I have been talking about making some rain barrels for quite some time but was never really sure exactly where to start on it. My Son-in-law fixed the "where to start" problem for me when he gave me 6 55-gallon barrels that were previously used to store syrups for Dr. Pepper.
It was not long after I was given those barrels that I bought a copy of GRIT magazine and found an article in there on how to make rain barrels and the barrels looked similar to the ones I had. That solved it, I was making some rain barrels that weekend.
I went to our local hardware store with the GRIT article (April/May 2010) in hand and asked them to help me gather what I needed. They didn't have one piece, a manifold, but it wasn't really necessary unless I was planning on attaching 6 small hoses with holes drilled into them on the spigot. Nope, one or two hoses would do just fine, although the multi-hose design was pretty nifty.
I made the first barrel per the directions in the GRIT article but modified all the others to make it cheaper on my pocket book. The following 5 barrels used a simple spigot, a connector and a rubber washer. The costs were roughly as follows:
- Spigot 6.00 (3/4" size is what I used but 1" or larger will work well also)
- connector .99
- Washer 1.50
- Barrels Free
- Total 8.49
The costs listed above were for spigot setup only for each barrel. I would guess the items could be found cheaper at other places but we only have one local hardware store and they are not usually the cheapest place to shop but they are help, friendly and local. You will need additional items also that will be used for all barrels and you may already have them. (Pict 1 is Grit version Barrel, Pict 2 is my version)
- 1/2" drill bit
- 3/4" hole saw fitting for drill
- PVC glue or gorilla glue
- caulking for sealing around washer or gasket
- screening (depending on barrel design. I used window screen given to me and just tied it over the opening.

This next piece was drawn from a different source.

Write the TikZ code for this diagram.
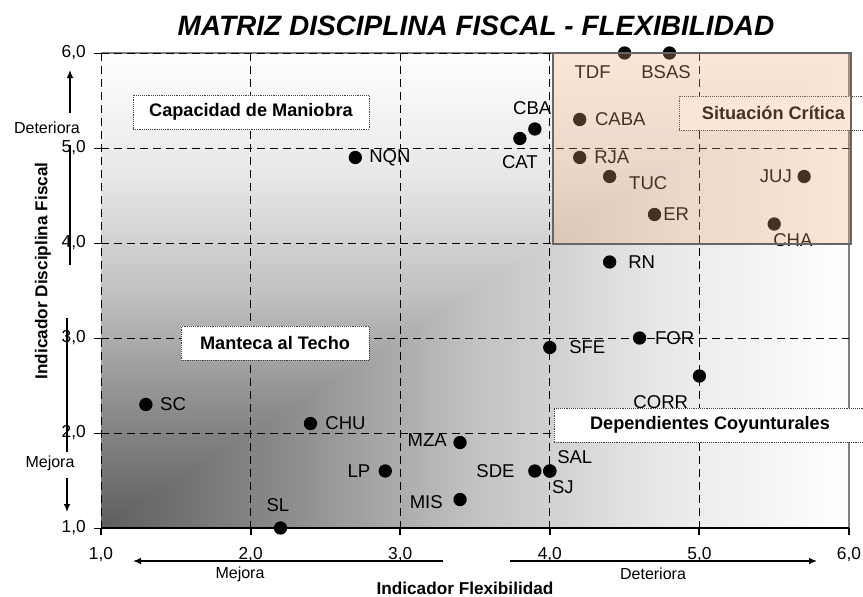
\documentclass[tikz,border=0pt]{standalone}
\usepackage{fontspec}
\setmainfont{Liberation Sans}
\usetikzlibrary{arrows.meta,calc}
\definecolor{g0}{gray}{0.37}
\definecolor{g1}{gray}{0.55}
\definecolor{g2}{gray}{0.76}
\definecolor{g3}{gray}{0.91}
\definecolor{peach}{RGB}{242,171,123}
\pgfdeclarehorizontalshading{bgh}{100bp}{color(0bp)=(g0); color(25bp)=(g0); color(37.5bp)=(g1); color(50bp)=(g2); color(62.5bp)=(g3); color(75bp)=(white); color(100bp)=(white)}
\pgfdeclareverticalshading{bgv}{100bp}{color(0bp)=(g0); color(25bp)=(g0); color(37.5bp)=(g1); color(50bp)=(g2); color(62.5bp)=(g3); color(75bp)=(white); color(100bp)=(white)}
\begin{document}
\begin{tikzpicture}[x=0.75pt,y=-0.75pt,
  grid/.style={line width=0.75pt, dash pattern=on 6pt off 3.75pt},
  dot/.style={circle, fill=black, minimum size=10pt, inner sep=0pt},
  lab/.style={inner sep=0pt, font=\fontsize{13.9}{16}\selectfont},
  ticklab/.style={inner sep=0pt, font=\fontsize{13}{15}\selectfont},
  arrlab/.style={inner sep=0pt, font=\fontsize{12}{14}\selectfont},
  zone/.style={draw=black!75, densely dotted, fill=white, inner sep=0pt, minimum height=25.5pt, font=\fontsize{13.6}{16}\selectfont\bfseries},
  arrline/.style={line width=1pt},
  arr/.style={line width=1pt, -{Latex[length=6pt,width=5pt]}}]
\useasboundingbox (0,0) rectangle (863,596);
% background gradient
\shade[shading=bgh] (101,53) rectangle (849,528);
\shade[shading=bgv] (101,528) -- (101,53) -- (849,53) -- cycle;
% borders
\draw[gray, line width=0.9pt] (101,53) -- (849,53) -- (849,528);
% grid
\foreach \gx in {101,250.6,400.2,549.8,699.4} \draw[grid] (\gx,53) -- (\gx,528);
\foreach \gy in {53,148,243,338,433} \draw[grid] (101,\gy) -- (849,\gy);
% y ticks and labels
\foreach \gy/\t in {528/{1,0},433/{2,0},338/{3,0},243/{4,0},148/{5,0},53/{6,0}} {
  \draw[line width=0.75pt] (94,\gy) -- (101,\gy);
  \node[ticklab, anchor=east] at (86,\gy) {\t};
}
% zone labels
\node[zone, minimum width=177pt] (capm) at (251,112) {Capacidad de Maniobra};
\node[zone, minimum width=141pt] (mant) at (275,343) {Manteca al Techo};
\node[zone, minimum width=234pt] (depc) at (710,425) {Dependientes Coyunturales};
\node[zone, minimum width=142pt] (sitc) at (773.5,113) {Situación Crítica};
% data
\begin{scope}[shift={(-48.6,623)}, x=112.2pt, y=71.25pt]
\node[dot] (TDF) at (4.5,6.0) {};
\node[dot] (BSAS) at (4.8,6.0) {};
\node[dot] (CBA) at (3.9,5.2) {};
\node[dot] (CAT) at (3.8,5.1) {};
\node[dot] (NQN) at (2.7,4.9) {};
\node[dot] (CABA) at (4.2,5.3) {};
\node[dot] (RJA) at (4.2,4.9) {};
\node[dot] (TUC) at (4.4,4.7) {};
\node[dot] (ER) at (4.7,4.3) {};
\node[dot] (JUJ) at (5.7,4.7) {};
\node[dot] (CHA) at (5.5,4.2) {};
\node[dot] (RN) at (4.4,3.8) {};
\node[dot] (SFE) at (4.0,2.9) {};
\node[dot] (FOR) at (4.6,3.0) {};
\node[dot] (CORR) at (5.0,2.6) {};
\node[dot] (SC) at (1.3,2.3) {};
\node[dot] (CHU) at (2.4,2.1) {};
\node[dot] (MZA) at (3.4,1.9) {};
\node[dot] (LP) at (2.9,1.6) {};
\node[dot] (SDE) at (3.9,1.6) {};
\node[dot] (SAL) at (4.0,1.6) {};
\node[dot] (SJ) at (4.0,1.6) {};
\node[dot] (MIS) at (3.4,1.3) {};
\node[dot] (SL) at (2.2,1.0) {};
% labels
\node[lab] (TDFl) at ([shift={(-24pt,-14pt)}]TDF.center) {TDF};
\node[lab] (BSASl) at ([shift={(-2.6pt,-14pt)}]BSAS.center) {BSAS};
\node[lab] (CBAl) at ([shift={(-2pt,16pt)}]CBA.center) {CBA};
\node[lab] (CATl) at ([shift={(0pt,-17.6pt)}]CAT.center) {CAT};
\node[lab, anchor=west] (NQNl) at ([shift={(10.3pt,0pt)}]NQN.center) {NQN};
\node[lab, anchor=west] (CABAl) at ([shift={(11.3pt,0pt)}]CABA.center) {CABA};
\node[lab, anchor=west] (RJAl) at ([shift={(10.7pt,0pt)}]RJA.center) {RJA};
\node[lab, anchor=west] (TUCl) at ([shift={(14.5pt,-4.9pt)}]TUC.center) {TUC};
\node[lab, anchor=west] (ERl) at ([shift={(6.4pt,0pt)}]ER.center) {ER};
\node[lab, anchor=east] (JUJl) at ([shift={(-9pt,0pt)}]JUJ.center) {JUJ};
\node[lab] (CHAl) at ([shift={(14pt,-12pt)}]CHA.center) {CHA};
\node[lab, anchor=west] (RNl) at ([shift={(13.8pt,0pt)}]RN.center) {RN};
\node[lab, anchor=west] (SFEl) at ([shift={(14.4pt,0pt)}]SFE.center) {SFE};
\node[lab, anchor=west] (FORl) at ([shift={(11.5pt,0pt)}]FOR.center) {FOR};
\node[lab] (CORRl) at ([shift={(-29pt,-19.5pt)}]CORR.center) {CORR};
\node[lab, anchor=west] (SCl) at ([shift={(10.5pt,0pt)}]SC.center) {SC};
\node[lab, anchor=west] (CHUl) at ([shift={(11pt,0pt)}]CHU.center) {CHU};
\node[lab, anchor=east] (MZAl) at ([shift={(-9.75pt,2pt)}]MZA.center) {MZA};
\node[lab, anchor=east] (LPl) at ([shift={(-11pt,0pt)}]LP.center) {LP};
\node[lab, anchor=east] (SDEl) at ([shift={(-15pt,0pt)}]SDE.center) {SDE};
\node[lab, anchor=west] (SALl) at ([shift={(5.4pt,10.5pt)}]SAL.center) {SAL};
\node[lab, anchor=west] (SJl) at ([shift={(1.5pt,-12pt)}]SJ.center) {SJ};
\node[lab, anchor=east] (MISl) at ([shift={(-12.8pt,-2pt)}]MIS.center) {MIS};
\node[lab] (SLl) at ([shift={(-2pt,17pt)}]SL.center) {SL};
\end{scope}
% critical zone overlay
\fill[peach, fill opacity=0.29] (553,53) rectangle (851,244);
\draw[black!60, line width=1.1pt] (553,53) rectangle (851,244);
% x axis
\draw[line width=2.2pt] (101,528) -- (849,528);
\foreach \gx/\t in {101/{1,0},250.6/{2,0},400.2/{3,0},549.8/{4,0},699.4/{5,0},849/{6,0}} {
  \draw[line width=1.5pt] (\gx,528) -- (\gx,535);
  \node[ticklab] at (\gx,555) {\t};
}
% x direction arrows
\coordinate (xm0) at (443,561);
\coordinate (xm1) at (133,561);
\coordinate (xd0) at (510,561);
\coordinate (xd1) at (817,561);
\draw[arr] (xm0) -- (xm1);
\draw[arr] (xd0) -- (xd1);
\node[arrlab, anchor=base] (xmej) at (240,578) {Mejora};
\node[arrlab, anchor=base] (xdet) at (653,579) {Deteriora};
% y direction arrows (interrupted by their labels)
\node[arrlab] (ydet) at (47,128) {Deteriora};
\node[arrlab] (ymej) at (50,463) {Mejora};
\coordinate (yd0) at (70,265);
\coordinate (yd1) at (70,70);
\coordinate (ym0) at (67,318);
\coordinate (ym1) at (67,512);
\draw[arrline] (yd0) -- (70,145);
\draw[arr] (70,113) -- (yd1);
\draw[arrline] (ym0) -- (67,452);
\draw[arr] (67,478) -- (ym1);
% titles
\node[inner sep=0pt, anchor=base, font=\fontsize{21}{24}\selectfont\bfseries\itshape] (title) at (476,35) {MATRIZ DISCIPLINA FISCAL - FLEXIBILIDAD};
\node[inner sep=0pt, font=\fontsize{12.9}{15}\selectfont\bfseries] (xtitle) at (465,588) {Indicador Flexibilidad};
\node[inner sep=0pt, rotate=90, font=\fontsize{12.9}{15}\selectfont\bfseries] (ytitle) at (43,271) {Indicador Disciplina Fiscal};
\end{tikzpicture}
\end{document}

Okay, now lets get to work. I found the easiest was was to use the 1/2" drill bit to predrill a hole in the barrel as far towards the botton as possible and still allowing access to the spigot.
Once the predrill is done use the hole saw and make your nice round hole. With my barrels I did not have access to the inside to place washers on the inside and outside so I just made sure I have a nice tight predrilled hole and screwed the connecter into it then placed the washer with gorilla glue (which puffs like that foam stuff) and quickly added the spigot onto the connector with a touch of gorilla glue on the threads there too. That makes a nice seal that hasn't leaked but you can also add caulking around the spigot if you would like or if you do have some leakage.
I did make one with no gorilla glue and had a little leakage with it but not much so I just added the gorilla glue around the rubber washer and that fixed that problem.
Of course for the barrels to do any good you have to have gutters and down spouts in place. We are still working on finishing the gutters. As it stands right now we have the barrels placed at major drips areas of the roof and it catches some rain but it will be alot more efficeint with the gutters and down spouts.